In this episode, Melody talks with people in heterosexual relationships whose sex lives are not so straightforward. And not so straight.
If you’re about my age - that’s 33 - and you had parents who acknowledged the existence of sexualities other than straight, you probably grew up thinking there were three sexual orientations - homosexual, heterosexual and bisexual.
But more and more we’re hearing sexuality described as “fluid”. What does that mean? Can a person identify as 70% straight, or mostly gay? Can you start off life straight and then identify as gay or bi at different points throughout?
Or is the whole notion that sexuality can fit inside one tidy box or another completely outdated?
Clinical psychologist and sex therapist Nic Beets thinks it is, and welcomes the move away from allocating our sexualities to discreet boxes.
“It’s really easy to judge other people when you don’t know their experience so I would always caution against that… People are doing things sexually for all sorts of reasons and in all sorts of ways,” he says.
People like Alex (not his real name), a Generation Xer and kiwi ‘bloke’ who identifies as straight, but whose personal history is far more complicated. He got in touch with me to share his 30-year experience of sleeping with other men.
Alex is only ever attracted to, and is only interested in establishing emotional relationships with women, but every now and then he gets the “urge” to have no strings attached, “base-level, animalistic sex” with other men.
And he does, by using a network of websites and known public places that put him “within a vicinity of other men with similar interests”, and which he says many other men in straight relationships use too.
“There’ll be people that you work with that’ll just slip away at a lunch time, literally go and have sex, be back after lunch and the people around them will be none the wiser.” he says.
Nic Beets says the phenomenon of ostensibly straight men sleeping with other men is well known by sexuality experts and academics, and that the practice is, “as old as humanity”.
“In my understanding, straight men are doing this for sexual gratification because it’s straightforward and easy and they don’t have to pay for it. It’s very much about “getting off”… [and that] other men will give you the kind of sex you want.”
Describing himself as “your typical, rugby playing teenage meathead boy”, Alex started to notice his sexual ‘urges’ towards other boys at around age 16.
“It was a lot to process… and there’s no role models either,” he says.
Alex recalls seeking out the biography of Ian Roberts, the NRL’s first openly gay player, as a way to gauge if he was “like this guy”.
As Roberts described bouncing on his bed and kissing all the league players in his posters as a boy, Alex concluded he wasn’t.
“I was like… ‘that’s not me’,” he says, “The posters that I kissed or my fantasies were always the girls in my class. I was never attracted to men.”
According to those like Beets who view sexuality as fluid, anyone who seeks to file Alex’s experience under “bisexual” or - for people who don’t believe bisexuality exists - “gay-in-waiting”, are attaching an oversimplified label to something that is incredibly complex.

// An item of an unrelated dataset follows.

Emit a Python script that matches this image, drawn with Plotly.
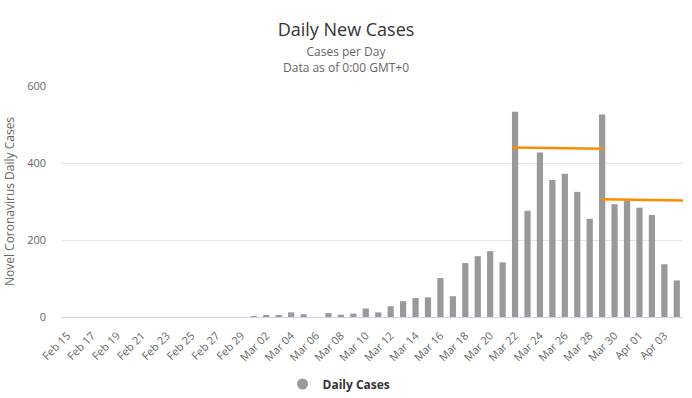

Beets points out that Alex and other men like him are “attracted to women and into women as people”, which fits with their identity of being straight. But the way our society is structured, coupled with Alex’s own beliefs, means “the kinds of sex he gets with men he can’t have with women.”
“If you’re the sort of person who needs things in boxes you’re going to put [people like Alex] in boxes, but you won’t necessarily be accurately connecting with their experience,” he says.

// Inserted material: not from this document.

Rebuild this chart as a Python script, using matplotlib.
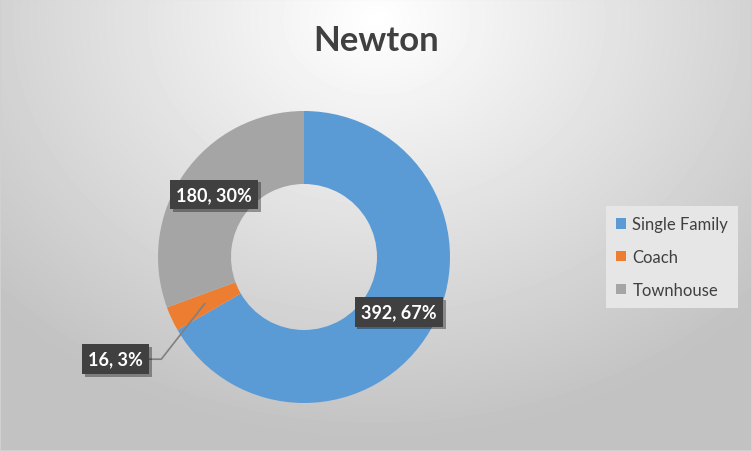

In this episode of BANG! we also hear from Linda Jane and Eddie, a couple who have been together six years, who are currently coming to terms with Linda Jane’s growing awareness of her attraction to other women.

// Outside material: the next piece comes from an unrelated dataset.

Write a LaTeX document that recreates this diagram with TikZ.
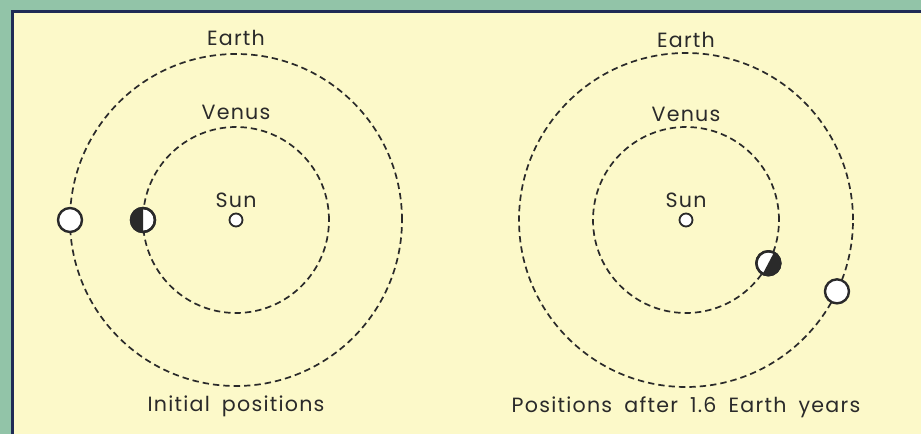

Instead of bisexual, Linda Jane chooses to identify as ‘queer’, a term that was once a pejorative but has been reclaimed as an inclusive, umbrella identifier for sexual and gender minorities.
As Nic explains: “For people who don’t want their their identity or orientation defined or dissected, the term ‘queer’ offers a way to talk about themselves that acknowledges their experience of difference from heterosexual - or, indeed, homosexual - norms without being stuck in a box.”